The victory seems even better now. N.C. State has lost only one other game, upped its record to 5-2 and won back-to-back games against then third-ranked Florida State and Maryland, which also has a winning record.
But UT no longer looks like the team that beat N.C. State by two touchdowns. It looks more like the 5-7 team of 2011 and the 6-7 team of 2010.
You know what I mean if you watched the Vols roll over against the Tide in the second half of a 44-13 loss.
There's no shame in losing to No. 1 Alabama. It was the manner in which they lost, lowering their level of performance with almost each passing play (no pun intended).
The Tennessee team that beat N.C. State is capable of winning four of its last five games, maybe even upsetting the Gamecocks, and playing in a bowl. The UT team that was outscored 21-3 in the second half by Alabama is capable of losing another seven games and getting its entire coaching staff fired in the process.
If this team loses six or seven games, the coaching staff deserves to be fired. The defensive staff should be the first to go.
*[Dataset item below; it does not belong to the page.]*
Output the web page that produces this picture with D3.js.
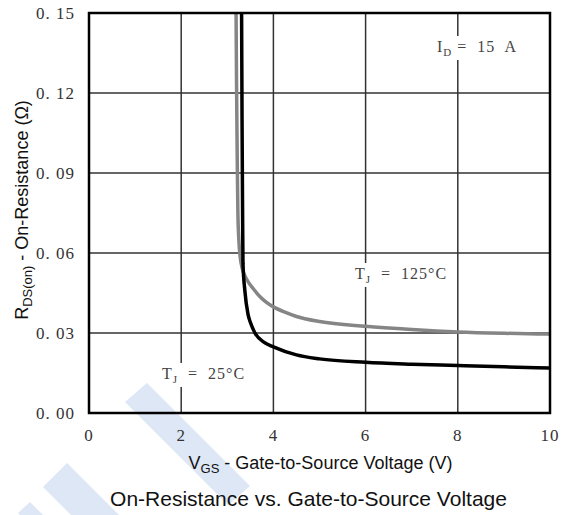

Every time an opponent sends a football airborne, you expect the sky to fall on the Tennessee defense. For all of UT's failures in recent years, I can't recall so many receivers being so open as they were against Alabama. And no, I haven't forgotten last year's Arkansas game. At least, the Vols were closer to the Hogs when they made all those catches.
UT's defense made Alabama freshman wide receiver Amari Cooper look like Arkansas' Joe Adams, Florida's Percy Harvin or any other All-SEC receiver that you can remember cruising touchdown-bound through the Tennessee secondary in recent years.
It's not just about the defense, though. It's not just about the coaching, either.
UT's most heralded players entering this season were quarterback Tyler Bray and wide receiver Justin Hunter, both of whom have to play well if the Vols are to beat a team as good as South Carolina, even if the Gamecocks are fighting through injuries.
Bray and Hunter didn't play nearly well enough against the Tide.
Bray completed fewer than 50 percent of his passes and threw two costly interceptions. And don't be misled by Hunter's statistics — four catches for 70 yards. Three of the catches and 64 of the yards came after Alabama took a 30-10 lead late in the third quarter. His second-quarter drop of what should have been a long completion to the Tide 10-yard line provided the poster play for UT's offense.
Not only did the Vols lose to Alabama, they showed enough frailties to prove they could lose to almost anyone on their schedule, including Troy, which is better than the Akron team that played them to a virtual standstill for three quarters.
But the season doesn't have to continue down a disastrous path.
The Vols still have time on their side. They also have enough talent to win four of their last five games, keep their coaches employed and — with the help of a bowl game — win eight games for the first time since 2007. But they just can't talk their way into a successful finish.
They have to execute — just as they did in the season opener, just as they did for almost three quarters against unbeaten Florida, and just as they did in a comeback against Georgia. Otherwise, the season will only get worse.
And if the Vols need a reminder as to how bad it could get, the N.C. State video won't help them. They need to take another look at last season's Kentucky game.